* [EXERCISE DIRECTIONS]:
Using the data below, return word for word every line from the one holding "Reproduce this chart with matplotlib." down to the one holding "from matplotlib.transforms import Affine2D". Leave pictures out.

########################################

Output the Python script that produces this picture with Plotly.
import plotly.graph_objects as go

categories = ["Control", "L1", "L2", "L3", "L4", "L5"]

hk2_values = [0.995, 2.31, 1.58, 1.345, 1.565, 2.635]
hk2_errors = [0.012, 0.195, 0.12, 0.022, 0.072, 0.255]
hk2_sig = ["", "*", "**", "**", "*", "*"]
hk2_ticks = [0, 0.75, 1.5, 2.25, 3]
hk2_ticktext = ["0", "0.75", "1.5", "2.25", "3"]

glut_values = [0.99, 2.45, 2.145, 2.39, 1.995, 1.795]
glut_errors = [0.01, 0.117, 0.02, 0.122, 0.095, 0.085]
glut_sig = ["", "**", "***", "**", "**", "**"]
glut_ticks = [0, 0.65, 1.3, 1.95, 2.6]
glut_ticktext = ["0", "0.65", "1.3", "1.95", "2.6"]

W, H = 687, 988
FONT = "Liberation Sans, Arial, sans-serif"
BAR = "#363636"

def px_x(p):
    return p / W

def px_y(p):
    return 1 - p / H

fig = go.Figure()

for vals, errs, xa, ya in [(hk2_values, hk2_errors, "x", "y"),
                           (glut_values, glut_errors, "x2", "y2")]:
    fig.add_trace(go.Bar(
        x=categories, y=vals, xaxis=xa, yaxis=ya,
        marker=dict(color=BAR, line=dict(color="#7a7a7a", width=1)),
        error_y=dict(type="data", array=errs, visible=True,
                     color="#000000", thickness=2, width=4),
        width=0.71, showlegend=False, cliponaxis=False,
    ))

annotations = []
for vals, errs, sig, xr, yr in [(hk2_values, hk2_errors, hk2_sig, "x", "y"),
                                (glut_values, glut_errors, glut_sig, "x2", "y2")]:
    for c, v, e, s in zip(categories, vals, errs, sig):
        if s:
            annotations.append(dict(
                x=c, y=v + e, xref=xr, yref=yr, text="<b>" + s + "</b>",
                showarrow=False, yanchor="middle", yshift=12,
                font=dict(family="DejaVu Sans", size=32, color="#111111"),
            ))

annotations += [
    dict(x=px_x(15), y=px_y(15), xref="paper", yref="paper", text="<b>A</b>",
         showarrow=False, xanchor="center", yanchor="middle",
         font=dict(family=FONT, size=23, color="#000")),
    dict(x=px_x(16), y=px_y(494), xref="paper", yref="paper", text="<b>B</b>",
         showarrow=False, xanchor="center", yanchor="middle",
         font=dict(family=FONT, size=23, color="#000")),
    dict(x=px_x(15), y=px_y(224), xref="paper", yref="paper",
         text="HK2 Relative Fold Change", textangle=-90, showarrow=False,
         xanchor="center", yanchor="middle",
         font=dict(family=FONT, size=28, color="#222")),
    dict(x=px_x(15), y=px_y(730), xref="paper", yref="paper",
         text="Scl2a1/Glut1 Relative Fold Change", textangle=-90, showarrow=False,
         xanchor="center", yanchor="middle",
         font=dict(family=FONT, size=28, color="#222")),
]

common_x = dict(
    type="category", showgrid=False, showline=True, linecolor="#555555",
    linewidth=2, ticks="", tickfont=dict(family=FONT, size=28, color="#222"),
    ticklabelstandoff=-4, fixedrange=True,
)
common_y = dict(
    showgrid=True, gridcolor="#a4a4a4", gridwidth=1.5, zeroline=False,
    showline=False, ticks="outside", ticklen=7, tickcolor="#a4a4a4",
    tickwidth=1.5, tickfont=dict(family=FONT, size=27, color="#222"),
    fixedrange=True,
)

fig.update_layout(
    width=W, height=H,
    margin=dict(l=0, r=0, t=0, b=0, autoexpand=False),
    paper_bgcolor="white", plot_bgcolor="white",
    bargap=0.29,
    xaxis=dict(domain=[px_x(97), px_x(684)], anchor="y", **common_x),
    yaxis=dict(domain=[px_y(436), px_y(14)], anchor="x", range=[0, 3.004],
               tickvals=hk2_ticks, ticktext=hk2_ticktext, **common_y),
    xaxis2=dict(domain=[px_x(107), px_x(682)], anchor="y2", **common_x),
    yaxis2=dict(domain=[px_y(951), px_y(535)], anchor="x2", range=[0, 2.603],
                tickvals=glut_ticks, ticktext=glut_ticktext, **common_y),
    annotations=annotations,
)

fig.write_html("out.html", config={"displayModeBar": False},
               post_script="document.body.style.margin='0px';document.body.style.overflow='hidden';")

########################################

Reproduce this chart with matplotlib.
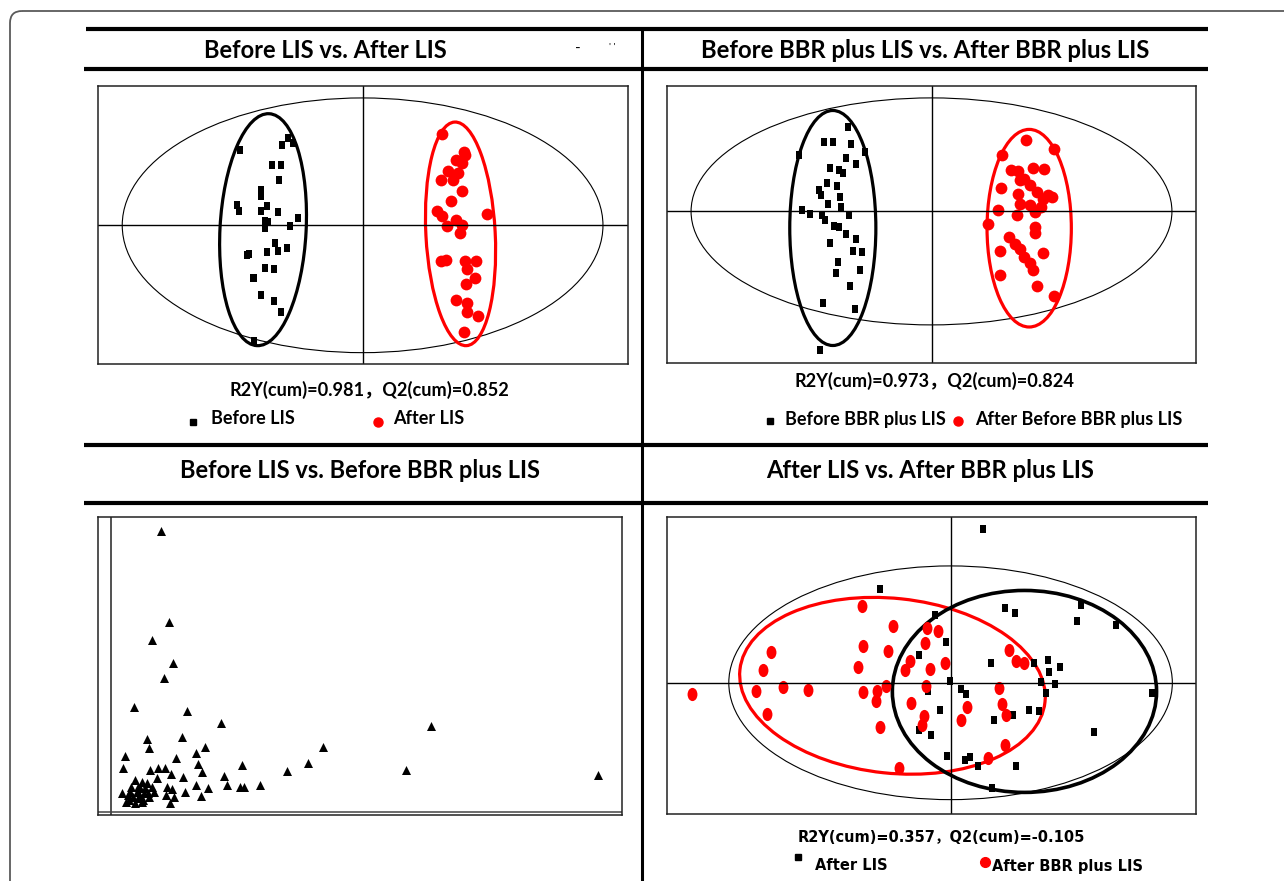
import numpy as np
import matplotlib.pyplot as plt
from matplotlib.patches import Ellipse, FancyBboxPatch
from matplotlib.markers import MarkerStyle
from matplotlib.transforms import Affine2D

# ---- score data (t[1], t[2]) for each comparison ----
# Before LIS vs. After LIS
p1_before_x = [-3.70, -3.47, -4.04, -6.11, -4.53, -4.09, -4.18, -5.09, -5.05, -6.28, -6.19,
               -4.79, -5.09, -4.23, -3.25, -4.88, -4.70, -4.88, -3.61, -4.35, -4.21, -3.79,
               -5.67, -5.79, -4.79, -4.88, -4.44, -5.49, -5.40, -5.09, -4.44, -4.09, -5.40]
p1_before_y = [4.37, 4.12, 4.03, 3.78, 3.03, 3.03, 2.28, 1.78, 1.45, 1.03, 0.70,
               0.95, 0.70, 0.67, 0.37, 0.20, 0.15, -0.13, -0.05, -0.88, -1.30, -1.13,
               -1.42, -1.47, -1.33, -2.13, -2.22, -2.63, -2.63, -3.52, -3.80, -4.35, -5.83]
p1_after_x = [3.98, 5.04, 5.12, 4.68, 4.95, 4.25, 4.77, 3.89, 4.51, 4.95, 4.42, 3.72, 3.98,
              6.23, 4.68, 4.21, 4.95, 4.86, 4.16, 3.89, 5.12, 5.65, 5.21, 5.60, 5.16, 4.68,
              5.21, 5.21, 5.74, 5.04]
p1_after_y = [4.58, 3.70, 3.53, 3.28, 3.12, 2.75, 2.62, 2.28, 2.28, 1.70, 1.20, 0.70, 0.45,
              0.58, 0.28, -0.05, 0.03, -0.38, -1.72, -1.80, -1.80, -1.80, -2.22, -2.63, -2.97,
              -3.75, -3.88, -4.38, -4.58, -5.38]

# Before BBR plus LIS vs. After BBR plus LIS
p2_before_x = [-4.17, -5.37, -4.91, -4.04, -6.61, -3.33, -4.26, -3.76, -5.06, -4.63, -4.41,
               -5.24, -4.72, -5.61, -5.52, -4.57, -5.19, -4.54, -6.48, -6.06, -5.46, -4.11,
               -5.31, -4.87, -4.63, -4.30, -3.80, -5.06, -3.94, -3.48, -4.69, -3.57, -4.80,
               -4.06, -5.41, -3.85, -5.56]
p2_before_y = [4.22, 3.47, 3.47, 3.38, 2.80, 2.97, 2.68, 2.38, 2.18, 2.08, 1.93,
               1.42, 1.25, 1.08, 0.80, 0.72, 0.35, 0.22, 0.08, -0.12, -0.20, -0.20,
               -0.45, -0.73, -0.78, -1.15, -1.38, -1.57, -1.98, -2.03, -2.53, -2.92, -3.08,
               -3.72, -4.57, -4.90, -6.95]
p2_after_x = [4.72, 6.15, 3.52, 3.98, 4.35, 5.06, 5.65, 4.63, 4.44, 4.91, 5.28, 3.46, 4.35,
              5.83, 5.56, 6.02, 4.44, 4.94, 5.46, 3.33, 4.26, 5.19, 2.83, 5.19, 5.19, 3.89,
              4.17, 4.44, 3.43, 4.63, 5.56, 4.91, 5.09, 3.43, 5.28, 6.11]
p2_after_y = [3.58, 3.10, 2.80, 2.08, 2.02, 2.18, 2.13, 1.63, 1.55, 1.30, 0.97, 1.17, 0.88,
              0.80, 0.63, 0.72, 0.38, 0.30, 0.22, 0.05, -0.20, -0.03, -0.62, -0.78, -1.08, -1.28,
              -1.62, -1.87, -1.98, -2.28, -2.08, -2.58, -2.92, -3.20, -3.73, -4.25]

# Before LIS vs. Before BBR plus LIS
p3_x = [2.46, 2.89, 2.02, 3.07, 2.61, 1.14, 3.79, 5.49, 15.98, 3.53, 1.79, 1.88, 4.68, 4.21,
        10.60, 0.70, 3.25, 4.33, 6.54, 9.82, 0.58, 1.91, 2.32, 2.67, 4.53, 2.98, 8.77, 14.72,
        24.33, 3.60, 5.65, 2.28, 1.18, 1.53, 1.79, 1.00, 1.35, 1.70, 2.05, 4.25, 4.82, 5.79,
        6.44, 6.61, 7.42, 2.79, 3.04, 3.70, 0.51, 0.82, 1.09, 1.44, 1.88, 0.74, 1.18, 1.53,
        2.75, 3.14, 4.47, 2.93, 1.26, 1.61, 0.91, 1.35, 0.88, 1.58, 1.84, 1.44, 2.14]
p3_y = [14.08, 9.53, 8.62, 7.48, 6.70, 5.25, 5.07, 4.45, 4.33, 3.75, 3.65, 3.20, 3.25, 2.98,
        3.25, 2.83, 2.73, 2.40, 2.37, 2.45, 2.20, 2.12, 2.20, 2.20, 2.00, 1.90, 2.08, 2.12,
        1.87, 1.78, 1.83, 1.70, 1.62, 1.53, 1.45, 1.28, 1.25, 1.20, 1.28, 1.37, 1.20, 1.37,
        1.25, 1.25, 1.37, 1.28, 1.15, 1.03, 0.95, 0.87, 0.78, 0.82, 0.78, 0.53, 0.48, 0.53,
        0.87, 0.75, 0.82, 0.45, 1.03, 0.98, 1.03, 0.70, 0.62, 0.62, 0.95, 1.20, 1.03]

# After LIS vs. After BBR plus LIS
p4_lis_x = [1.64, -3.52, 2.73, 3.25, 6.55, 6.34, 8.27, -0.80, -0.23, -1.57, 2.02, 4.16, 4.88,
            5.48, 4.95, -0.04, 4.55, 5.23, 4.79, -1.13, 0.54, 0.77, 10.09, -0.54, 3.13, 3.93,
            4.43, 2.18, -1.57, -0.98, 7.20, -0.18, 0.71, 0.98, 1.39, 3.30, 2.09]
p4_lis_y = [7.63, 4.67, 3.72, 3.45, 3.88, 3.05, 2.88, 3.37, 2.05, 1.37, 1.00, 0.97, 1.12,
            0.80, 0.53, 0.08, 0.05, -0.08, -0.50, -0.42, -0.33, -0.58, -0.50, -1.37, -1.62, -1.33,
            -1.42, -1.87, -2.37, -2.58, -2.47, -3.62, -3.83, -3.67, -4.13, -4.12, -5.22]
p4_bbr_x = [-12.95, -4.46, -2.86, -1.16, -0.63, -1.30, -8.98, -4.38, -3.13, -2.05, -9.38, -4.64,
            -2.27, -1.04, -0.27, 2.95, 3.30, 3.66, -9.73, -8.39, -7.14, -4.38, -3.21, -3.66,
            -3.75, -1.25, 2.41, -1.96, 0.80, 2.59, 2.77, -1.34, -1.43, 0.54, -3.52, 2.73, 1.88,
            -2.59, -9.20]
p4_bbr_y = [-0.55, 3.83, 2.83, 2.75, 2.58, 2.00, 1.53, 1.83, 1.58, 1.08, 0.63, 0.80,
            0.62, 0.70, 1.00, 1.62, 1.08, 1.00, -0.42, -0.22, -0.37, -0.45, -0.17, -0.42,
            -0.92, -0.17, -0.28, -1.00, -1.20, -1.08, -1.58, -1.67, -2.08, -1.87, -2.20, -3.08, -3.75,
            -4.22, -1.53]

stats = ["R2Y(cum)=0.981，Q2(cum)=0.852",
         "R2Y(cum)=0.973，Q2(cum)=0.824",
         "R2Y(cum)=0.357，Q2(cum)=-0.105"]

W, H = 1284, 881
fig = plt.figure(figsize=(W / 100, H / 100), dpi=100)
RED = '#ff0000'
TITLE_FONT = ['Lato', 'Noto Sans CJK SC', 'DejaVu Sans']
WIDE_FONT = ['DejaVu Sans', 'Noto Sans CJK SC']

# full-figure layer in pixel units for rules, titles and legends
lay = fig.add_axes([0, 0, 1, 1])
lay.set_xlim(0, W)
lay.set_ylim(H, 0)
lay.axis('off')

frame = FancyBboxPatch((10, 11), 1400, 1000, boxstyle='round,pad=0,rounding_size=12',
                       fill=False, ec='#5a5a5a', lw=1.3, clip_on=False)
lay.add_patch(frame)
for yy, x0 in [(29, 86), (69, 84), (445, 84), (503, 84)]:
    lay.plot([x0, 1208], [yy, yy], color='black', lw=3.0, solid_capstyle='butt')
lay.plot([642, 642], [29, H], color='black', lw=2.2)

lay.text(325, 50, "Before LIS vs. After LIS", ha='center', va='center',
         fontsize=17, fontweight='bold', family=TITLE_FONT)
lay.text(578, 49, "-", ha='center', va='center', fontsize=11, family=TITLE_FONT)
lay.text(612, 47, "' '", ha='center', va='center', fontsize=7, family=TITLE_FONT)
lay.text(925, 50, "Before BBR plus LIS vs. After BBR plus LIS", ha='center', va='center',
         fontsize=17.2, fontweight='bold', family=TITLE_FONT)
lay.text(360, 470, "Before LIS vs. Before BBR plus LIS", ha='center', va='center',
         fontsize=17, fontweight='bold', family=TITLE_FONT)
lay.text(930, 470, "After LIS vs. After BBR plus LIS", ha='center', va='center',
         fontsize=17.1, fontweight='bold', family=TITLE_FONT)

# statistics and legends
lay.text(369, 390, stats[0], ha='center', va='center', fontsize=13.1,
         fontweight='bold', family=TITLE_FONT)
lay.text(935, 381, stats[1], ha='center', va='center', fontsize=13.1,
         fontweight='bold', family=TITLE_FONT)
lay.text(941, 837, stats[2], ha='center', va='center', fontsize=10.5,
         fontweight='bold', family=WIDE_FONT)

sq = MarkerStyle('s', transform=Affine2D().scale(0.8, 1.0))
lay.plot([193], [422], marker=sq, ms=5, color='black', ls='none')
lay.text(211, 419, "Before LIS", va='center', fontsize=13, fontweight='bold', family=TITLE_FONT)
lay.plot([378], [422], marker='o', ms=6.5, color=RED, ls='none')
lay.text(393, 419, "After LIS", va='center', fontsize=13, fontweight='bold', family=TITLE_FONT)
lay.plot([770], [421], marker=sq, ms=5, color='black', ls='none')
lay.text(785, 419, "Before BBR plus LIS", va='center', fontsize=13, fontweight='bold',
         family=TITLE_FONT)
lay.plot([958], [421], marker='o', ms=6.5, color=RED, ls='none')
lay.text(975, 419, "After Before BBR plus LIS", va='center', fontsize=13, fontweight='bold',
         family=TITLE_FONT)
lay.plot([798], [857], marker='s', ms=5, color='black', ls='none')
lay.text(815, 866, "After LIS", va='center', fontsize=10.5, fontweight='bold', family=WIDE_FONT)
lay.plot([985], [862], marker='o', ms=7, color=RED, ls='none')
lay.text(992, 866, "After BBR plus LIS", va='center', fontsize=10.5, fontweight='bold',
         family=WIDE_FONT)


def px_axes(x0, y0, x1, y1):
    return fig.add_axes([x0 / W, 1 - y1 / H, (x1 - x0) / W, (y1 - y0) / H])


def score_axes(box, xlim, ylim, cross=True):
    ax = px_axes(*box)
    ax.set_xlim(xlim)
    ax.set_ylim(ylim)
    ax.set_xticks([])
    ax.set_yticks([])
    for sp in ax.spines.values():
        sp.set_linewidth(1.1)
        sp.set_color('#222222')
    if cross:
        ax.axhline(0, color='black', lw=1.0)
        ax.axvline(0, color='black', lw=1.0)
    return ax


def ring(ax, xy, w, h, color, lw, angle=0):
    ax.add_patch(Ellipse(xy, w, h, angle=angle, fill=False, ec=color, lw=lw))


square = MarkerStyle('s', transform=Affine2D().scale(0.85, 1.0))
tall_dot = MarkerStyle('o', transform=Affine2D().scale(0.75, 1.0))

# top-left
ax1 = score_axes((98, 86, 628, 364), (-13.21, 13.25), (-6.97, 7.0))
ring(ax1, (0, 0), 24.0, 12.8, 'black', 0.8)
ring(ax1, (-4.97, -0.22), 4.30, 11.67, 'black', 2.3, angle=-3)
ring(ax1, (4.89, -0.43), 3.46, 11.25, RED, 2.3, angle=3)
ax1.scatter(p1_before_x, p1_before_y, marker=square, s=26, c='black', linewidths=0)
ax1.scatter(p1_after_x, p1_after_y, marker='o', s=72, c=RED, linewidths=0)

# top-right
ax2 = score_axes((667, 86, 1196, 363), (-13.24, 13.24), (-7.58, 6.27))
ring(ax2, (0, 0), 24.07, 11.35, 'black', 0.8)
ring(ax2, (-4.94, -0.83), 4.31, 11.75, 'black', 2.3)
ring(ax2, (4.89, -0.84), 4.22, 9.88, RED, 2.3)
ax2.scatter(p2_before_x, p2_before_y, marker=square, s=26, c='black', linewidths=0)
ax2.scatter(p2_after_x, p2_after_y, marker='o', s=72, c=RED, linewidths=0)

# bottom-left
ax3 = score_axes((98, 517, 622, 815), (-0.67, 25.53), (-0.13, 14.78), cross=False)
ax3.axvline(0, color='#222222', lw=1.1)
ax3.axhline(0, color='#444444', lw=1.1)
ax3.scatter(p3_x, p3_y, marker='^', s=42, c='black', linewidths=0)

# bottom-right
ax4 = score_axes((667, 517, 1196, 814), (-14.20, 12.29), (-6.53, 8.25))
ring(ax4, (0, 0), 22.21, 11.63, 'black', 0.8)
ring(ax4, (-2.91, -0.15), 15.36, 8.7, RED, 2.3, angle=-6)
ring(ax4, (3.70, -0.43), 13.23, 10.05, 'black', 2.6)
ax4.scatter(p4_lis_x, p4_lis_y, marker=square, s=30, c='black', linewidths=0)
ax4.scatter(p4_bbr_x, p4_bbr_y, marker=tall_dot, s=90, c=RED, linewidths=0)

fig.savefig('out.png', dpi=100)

########################################

* [SOLUTION TO THIS PROBLEM]:
Reproduce this chart with matplotlib.
import numpy as np
import matplotlib.pyplot as plt
from matplotlib.patches import Ellipse, FancyBboxPatch
from matplotlib.markers import MarkerStyle
from matplotlib.transforms import Affine2D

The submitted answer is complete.